Composition Alumni

Many Berklee alumni have gone on to enjoy successful careers in composition. Here is a small sample of them.

  • Class of 1992
    Composer

    Jason Eckardt, renowned as a champion of new music, credits hearing the music of Anton Webern for his conversion from a heavy metal guitarist to a composer. While at Berklee, he changed his major from guitar performance to composition, graduating cum laude in 1992. He later received a doctorate in composition from Columbia University.

  • Class of 1976
    Composer; Educator

    Michael Gandolfi combines a deep understanding of classical music with an equally rich background in rock, blues, and jazz to create his stunning compositions.

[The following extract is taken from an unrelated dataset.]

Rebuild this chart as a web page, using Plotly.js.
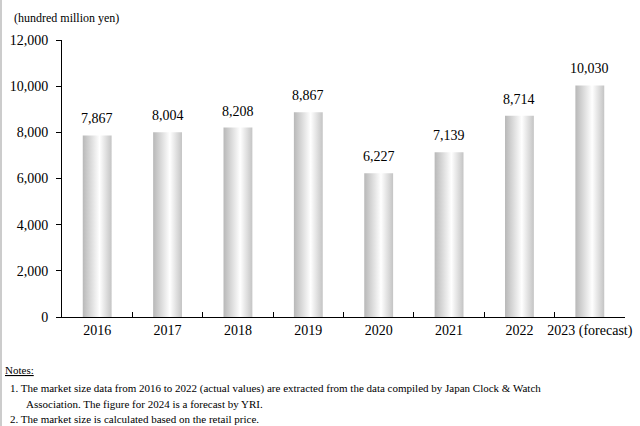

His distinctively contemporary music distills all of his experiences to produce works that have been performed and recorded by the Boston Symphony Orchestra, San Francisco Symphony, Tanglewood Music Center Orchestra, the Orpheus Chamber Orchestra, Nieuw Sinfonietta Amsterdam, and many more.

  • Class of 2002
    Composer

    Felipe Lara, the Brazilian-American composer praised by the New York Times and other critics for his brilliant modern music, rates collaboration with other musicians the most important aspect of his work. In an interview for Berklee, he said he is fortunate to have worked with some of the most talented groups and musicians, adding: “I consider these projects my biggest accomplishments, as opposed to awards, press, and such non-musical artifacts.”

  • Class of 2006
    Composer

    Great results sometimes come through serendipitous meetings. The success of contemporary composer Roberto Toscano might be traced to an introduction to late Berklee professor Vuk Kulenovic when Toscano was a Berklee student. After that, the young Brazilian changed his direction from guitar to composing, studying intensely with Kulenovic.

  • Class of 1994
    Composer

    Ken Ueno ’94 takes the composer’s imagination a step further than most, crafting each commissioned composition to match the very essence of the artist who commissioned it. As he puts it, "I take into consideration the specific skills of the performers and analyze them using computer technology to develop structures, form, and sounds from the analysis. When I write for myself and orchestra, I do overtone singing and multiphonics, then analyze the frequencies and create an acoustic resynthesis of some of my sounds.”